Let’s assume for the time being that such a miraculous offseason isn’t in the cards, and Milwaukee instead makes only modest additions this offseason with the limited resources it has at its disposal. Then the question becomes, just how good can Giannis Antetokounmpo make what will likely be a bad team?
The Bucks may be optimistic on that front. The 2024-25 season just ended and yet the Eastern Conference’s two most dangerous teams, the Celtics and Pacers, are presumably out of the 2025-26 running because of Achilles injuries suffered by their best players. Milwaukee might be looking around and thinking, “this conference is up for grabs and we have the best player.” Antetokounmpo effectively became Milwaukee’s point guard once Lillard went down with a blood clot near the end of the regular season. He nearly averaged a 31-point triple-double from that point on. It’s entirely plausible that he wins MVP in that role if the Bucks can even be a .500 team.
It’s also possible that Milwaukee’s roster has thinned so significantly that no single player, even Antetokounmpo, can raise it to a playoff level.
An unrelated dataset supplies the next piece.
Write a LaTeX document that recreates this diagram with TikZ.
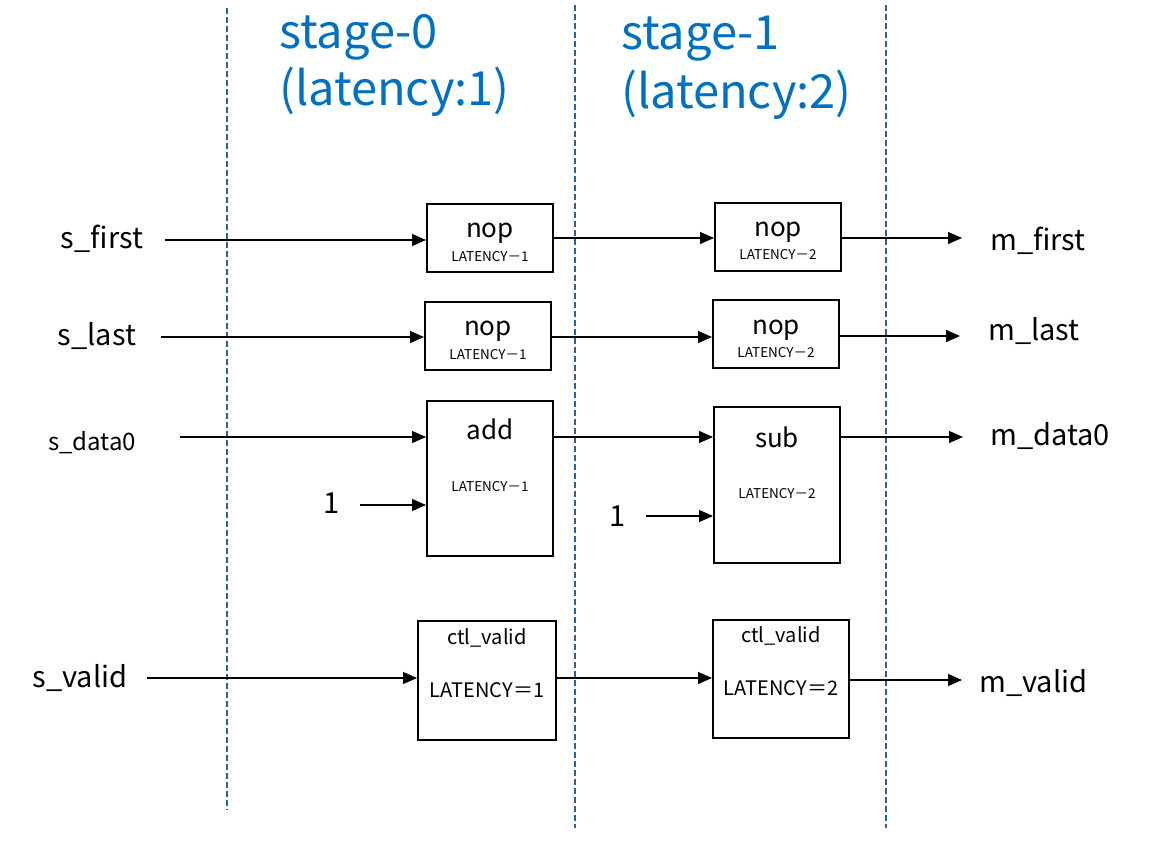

As much upside as the East has lost in Boston and Indiana, it’s not as though those teams are going to tank. Cleveland will return the bulk of its 64-win roster. The Knicks will be back with a new coach. Orlando traded for Desmond Bane. The Pistons and Hawks are young and ready to improve. Maybe this is finally the year that the Philadelphia 76ers stay healthy. There’s a difference between the East being vulnerable at the top and the East lacking depth in the middle. Even now, Milwaukee likely isn’t favored to earn a top-six seed. If they were a No. 5 seed with Lillard healthy, what are they without him? And what happens if Antetokounmpo misses three weeks with a minor injury?
If they’re a play-in team, or perhaps something even worse, Antetokounmpo’s faith in the Bucks is tested. And that’s what teams like the Rockets and Spurs are banking on. It’s one thing to be convinced to give the only thing you’ve ever played for a chance to figure things out in the offseason. It’s quite another to deal with the day-to-day drudgery of a lottery season. If the Bucks are bad at the deadline, these teams will be ready with offers. If Antetokounmpo shows any hesitance to sign that extension, the offers will pour in.
So that’s where we stand. Antetokounmpo almost certainly isn’t moving this summer. But teams will believe that he’s truly locked in on Milwaukee when they see it. Until then, the possibility that he might one day become available is going to loom over everything that happens this summer. Teams are going to preserve assets. They are going to operate cautiously.
The New York Knicks are instructive here. They just made the Eastern Conference finals, but if they could get a mulligan on the Mikal Bridges trade, they’d likely take it. With five first-round picks, a stellar roster and a major market to offer, they might have factored significantly into any future Antetokounmpo sweepstakes. But they likely traded themselves out of it by nabbing Bridges. It might one prove worthwhile. The Knicks have a path the 2026 Finals. But given the myriad issues the Bucks are facing right now, it’s hard to imagine many more teams potentially want to trade themselves out of the Antetokounmpo sweepstakes.